What needs to be done
Select the lines of the records containing the word "page" and list them.

— Start Extracted material —

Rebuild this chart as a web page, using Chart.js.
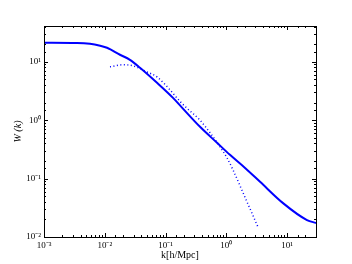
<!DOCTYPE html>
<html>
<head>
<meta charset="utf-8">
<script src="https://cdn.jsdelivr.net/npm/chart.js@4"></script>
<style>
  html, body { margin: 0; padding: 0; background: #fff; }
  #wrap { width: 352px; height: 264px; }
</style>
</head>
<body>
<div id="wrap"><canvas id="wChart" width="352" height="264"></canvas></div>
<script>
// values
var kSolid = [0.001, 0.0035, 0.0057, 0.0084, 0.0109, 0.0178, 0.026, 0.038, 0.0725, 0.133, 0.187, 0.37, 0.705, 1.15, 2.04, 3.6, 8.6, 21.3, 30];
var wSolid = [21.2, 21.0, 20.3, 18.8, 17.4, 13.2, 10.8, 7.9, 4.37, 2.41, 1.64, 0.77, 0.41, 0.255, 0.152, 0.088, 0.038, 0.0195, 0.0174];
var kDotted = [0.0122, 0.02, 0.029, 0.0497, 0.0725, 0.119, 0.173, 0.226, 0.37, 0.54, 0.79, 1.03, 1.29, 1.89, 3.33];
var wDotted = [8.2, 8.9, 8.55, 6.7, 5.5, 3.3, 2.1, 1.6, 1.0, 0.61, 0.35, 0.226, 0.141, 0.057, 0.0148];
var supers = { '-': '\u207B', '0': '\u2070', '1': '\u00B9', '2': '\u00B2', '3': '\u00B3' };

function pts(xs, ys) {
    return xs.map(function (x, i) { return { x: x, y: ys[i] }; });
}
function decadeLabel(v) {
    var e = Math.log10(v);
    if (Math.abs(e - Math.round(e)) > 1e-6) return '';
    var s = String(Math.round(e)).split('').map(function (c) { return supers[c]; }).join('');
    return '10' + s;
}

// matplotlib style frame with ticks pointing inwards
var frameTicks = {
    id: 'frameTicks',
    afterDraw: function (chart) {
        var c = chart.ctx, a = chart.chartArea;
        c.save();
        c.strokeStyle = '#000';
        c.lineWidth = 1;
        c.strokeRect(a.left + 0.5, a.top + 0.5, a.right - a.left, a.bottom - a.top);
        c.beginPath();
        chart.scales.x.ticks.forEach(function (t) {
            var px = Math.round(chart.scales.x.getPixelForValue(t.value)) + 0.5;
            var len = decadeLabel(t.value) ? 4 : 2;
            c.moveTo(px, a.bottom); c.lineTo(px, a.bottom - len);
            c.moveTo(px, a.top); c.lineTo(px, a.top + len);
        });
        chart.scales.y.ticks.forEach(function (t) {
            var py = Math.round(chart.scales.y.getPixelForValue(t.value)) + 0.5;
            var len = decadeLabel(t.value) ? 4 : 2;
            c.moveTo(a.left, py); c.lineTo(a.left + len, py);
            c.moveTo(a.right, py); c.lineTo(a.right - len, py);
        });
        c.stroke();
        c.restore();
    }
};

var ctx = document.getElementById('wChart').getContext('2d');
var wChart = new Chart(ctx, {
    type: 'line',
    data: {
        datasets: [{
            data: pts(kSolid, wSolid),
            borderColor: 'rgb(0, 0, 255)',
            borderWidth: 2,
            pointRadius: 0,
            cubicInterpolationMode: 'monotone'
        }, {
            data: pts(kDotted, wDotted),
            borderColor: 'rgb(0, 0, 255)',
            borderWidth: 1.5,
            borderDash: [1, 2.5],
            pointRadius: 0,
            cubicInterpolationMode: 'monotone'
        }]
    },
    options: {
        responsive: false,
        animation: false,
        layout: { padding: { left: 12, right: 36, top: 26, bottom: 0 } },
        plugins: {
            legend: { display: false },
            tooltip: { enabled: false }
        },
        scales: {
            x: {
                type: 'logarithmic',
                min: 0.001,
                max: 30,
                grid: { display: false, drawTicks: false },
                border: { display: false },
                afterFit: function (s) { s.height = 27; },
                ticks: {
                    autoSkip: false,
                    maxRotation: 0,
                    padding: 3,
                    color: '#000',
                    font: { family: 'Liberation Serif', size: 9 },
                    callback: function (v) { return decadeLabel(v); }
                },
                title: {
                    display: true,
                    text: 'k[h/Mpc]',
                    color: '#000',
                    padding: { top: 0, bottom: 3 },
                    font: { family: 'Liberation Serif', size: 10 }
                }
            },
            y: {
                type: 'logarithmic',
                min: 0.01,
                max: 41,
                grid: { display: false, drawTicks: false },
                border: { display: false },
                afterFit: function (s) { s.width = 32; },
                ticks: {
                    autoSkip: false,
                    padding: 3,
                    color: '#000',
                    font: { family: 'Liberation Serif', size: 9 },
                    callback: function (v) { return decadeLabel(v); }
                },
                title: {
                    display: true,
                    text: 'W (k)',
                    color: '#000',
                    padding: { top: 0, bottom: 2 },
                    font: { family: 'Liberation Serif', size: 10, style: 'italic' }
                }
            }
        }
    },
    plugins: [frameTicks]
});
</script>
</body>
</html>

— End Extracted material —
— Start Extracted material —

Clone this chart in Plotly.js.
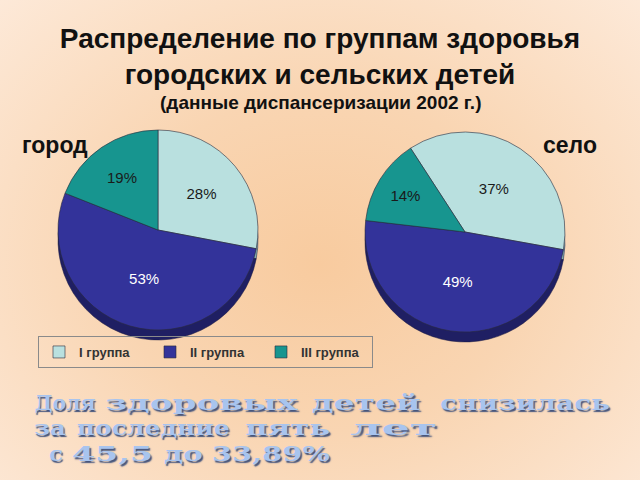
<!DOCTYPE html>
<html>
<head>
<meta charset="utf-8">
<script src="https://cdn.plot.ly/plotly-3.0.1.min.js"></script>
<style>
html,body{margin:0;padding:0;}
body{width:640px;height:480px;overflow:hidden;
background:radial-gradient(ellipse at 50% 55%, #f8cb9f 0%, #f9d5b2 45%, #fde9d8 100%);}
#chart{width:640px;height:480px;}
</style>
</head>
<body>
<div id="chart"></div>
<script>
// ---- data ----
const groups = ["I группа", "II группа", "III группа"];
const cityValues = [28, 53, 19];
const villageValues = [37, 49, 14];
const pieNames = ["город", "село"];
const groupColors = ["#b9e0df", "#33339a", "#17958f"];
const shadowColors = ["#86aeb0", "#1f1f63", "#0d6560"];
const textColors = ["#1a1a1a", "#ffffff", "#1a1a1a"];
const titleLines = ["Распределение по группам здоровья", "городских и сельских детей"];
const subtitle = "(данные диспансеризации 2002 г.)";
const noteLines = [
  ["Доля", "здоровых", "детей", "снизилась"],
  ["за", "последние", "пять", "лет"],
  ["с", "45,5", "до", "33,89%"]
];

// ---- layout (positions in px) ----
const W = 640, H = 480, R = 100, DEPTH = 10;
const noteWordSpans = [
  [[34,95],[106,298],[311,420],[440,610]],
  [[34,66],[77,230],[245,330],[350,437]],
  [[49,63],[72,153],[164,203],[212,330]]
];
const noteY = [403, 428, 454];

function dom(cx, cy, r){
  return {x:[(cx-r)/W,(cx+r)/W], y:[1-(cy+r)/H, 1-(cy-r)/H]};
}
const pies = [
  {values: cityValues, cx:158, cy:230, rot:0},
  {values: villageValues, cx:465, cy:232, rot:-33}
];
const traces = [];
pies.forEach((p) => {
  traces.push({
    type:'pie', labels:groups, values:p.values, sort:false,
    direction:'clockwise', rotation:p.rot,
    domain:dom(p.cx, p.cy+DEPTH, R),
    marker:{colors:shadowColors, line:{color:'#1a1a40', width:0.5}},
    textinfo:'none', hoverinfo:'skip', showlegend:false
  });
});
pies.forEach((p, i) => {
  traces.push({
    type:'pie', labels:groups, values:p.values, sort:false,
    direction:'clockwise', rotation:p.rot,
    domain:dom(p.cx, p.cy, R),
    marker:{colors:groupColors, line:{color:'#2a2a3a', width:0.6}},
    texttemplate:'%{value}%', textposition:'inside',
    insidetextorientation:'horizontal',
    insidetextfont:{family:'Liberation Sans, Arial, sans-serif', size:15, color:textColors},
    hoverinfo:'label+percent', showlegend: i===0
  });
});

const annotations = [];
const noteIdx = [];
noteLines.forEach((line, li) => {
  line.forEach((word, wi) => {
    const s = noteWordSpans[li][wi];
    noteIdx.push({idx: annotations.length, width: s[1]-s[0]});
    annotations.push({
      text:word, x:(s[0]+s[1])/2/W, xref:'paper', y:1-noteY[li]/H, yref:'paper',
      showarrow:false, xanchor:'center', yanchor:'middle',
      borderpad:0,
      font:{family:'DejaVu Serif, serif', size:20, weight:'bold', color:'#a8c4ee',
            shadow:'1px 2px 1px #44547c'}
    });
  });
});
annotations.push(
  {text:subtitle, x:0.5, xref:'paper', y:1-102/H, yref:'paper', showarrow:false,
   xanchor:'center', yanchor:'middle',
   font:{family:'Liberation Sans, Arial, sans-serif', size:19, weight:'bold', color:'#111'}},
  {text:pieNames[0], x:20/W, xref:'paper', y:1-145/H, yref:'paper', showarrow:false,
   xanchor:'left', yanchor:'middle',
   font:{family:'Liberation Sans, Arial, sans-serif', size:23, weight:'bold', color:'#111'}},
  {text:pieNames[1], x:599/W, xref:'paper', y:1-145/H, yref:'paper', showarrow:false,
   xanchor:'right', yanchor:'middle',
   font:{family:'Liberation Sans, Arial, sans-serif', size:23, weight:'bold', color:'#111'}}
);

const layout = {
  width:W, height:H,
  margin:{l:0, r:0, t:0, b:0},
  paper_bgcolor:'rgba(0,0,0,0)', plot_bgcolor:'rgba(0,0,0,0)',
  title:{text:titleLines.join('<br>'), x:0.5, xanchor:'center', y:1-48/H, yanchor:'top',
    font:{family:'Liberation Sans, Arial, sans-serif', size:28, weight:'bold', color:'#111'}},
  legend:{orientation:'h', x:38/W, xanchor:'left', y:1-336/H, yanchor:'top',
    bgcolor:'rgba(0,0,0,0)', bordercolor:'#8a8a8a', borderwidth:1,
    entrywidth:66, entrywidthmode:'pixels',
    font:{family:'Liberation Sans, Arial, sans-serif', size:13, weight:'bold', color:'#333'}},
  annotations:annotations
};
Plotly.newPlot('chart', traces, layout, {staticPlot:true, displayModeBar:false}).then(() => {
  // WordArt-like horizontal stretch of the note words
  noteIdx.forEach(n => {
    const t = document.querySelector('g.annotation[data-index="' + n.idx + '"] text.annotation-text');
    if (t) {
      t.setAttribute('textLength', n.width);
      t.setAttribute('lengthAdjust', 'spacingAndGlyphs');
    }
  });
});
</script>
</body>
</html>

— End Extracted material —
— Start Extracted material —

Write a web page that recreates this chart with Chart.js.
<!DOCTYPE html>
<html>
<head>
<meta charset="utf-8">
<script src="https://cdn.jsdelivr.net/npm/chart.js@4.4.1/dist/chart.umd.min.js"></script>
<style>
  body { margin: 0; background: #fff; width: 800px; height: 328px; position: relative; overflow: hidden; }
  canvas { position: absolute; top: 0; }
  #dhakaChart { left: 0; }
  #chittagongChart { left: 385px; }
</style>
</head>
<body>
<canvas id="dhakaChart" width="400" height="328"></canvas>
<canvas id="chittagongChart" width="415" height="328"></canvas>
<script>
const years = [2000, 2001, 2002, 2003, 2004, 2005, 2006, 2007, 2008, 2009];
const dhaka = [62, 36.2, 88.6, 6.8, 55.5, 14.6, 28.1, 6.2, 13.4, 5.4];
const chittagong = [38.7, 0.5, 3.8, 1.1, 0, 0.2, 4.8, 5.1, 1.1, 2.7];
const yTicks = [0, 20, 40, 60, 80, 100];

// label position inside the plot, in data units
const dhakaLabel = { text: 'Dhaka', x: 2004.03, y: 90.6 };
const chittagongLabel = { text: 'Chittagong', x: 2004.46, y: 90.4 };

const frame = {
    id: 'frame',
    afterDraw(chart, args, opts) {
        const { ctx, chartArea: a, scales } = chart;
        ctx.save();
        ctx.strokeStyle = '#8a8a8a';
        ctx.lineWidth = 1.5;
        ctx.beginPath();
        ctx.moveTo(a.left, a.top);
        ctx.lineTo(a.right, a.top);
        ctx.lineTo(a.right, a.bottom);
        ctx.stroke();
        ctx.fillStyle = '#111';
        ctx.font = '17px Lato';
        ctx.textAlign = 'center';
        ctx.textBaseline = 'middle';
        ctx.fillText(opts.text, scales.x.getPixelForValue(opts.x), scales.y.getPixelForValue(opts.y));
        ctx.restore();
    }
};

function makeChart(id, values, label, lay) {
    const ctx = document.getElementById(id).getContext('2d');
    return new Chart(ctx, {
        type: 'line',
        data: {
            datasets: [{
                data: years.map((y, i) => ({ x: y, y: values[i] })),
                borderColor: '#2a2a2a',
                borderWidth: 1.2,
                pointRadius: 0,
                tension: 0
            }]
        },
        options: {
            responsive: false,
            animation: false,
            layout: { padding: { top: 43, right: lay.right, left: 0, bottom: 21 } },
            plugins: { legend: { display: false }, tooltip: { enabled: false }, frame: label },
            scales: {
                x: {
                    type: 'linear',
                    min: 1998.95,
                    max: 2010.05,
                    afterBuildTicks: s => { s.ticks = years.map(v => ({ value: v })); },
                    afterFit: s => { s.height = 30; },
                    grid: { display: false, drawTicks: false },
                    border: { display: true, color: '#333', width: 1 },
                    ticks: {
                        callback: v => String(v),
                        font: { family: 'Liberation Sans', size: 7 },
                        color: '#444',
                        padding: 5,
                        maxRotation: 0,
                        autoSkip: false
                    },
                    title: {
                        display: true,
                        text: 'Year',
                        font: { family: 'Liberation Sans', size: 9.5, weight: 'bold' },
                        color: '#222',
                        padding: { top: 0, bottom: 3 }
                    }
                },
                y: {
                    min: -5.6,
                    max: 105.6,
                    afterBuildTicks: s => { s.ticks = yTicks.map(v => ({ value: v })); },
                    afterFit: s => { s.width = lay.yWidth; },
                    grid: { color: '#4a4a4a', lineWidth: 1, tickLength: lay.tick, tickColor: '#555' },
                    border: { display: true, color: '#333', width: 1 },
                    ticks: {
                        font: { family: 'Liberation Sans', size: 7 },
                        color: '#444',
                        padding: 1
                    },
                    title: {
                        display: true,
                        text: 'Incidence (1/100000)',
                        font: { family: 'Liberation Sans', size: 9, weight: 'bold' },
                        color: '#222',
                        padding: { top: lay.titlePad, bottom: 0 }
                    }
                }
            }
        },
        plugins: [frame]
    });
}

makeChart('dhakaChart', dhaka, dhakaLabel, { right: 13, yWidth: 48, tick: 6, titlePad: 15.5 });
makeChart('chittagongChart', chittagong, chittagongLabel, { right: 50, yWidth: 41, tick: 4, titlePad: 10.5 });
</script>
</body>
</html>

— End Extracted material —

Solved problem
Rebuild this chart as a web page, using Chart.js.
Write a web page that recreates this chart with Chart.js.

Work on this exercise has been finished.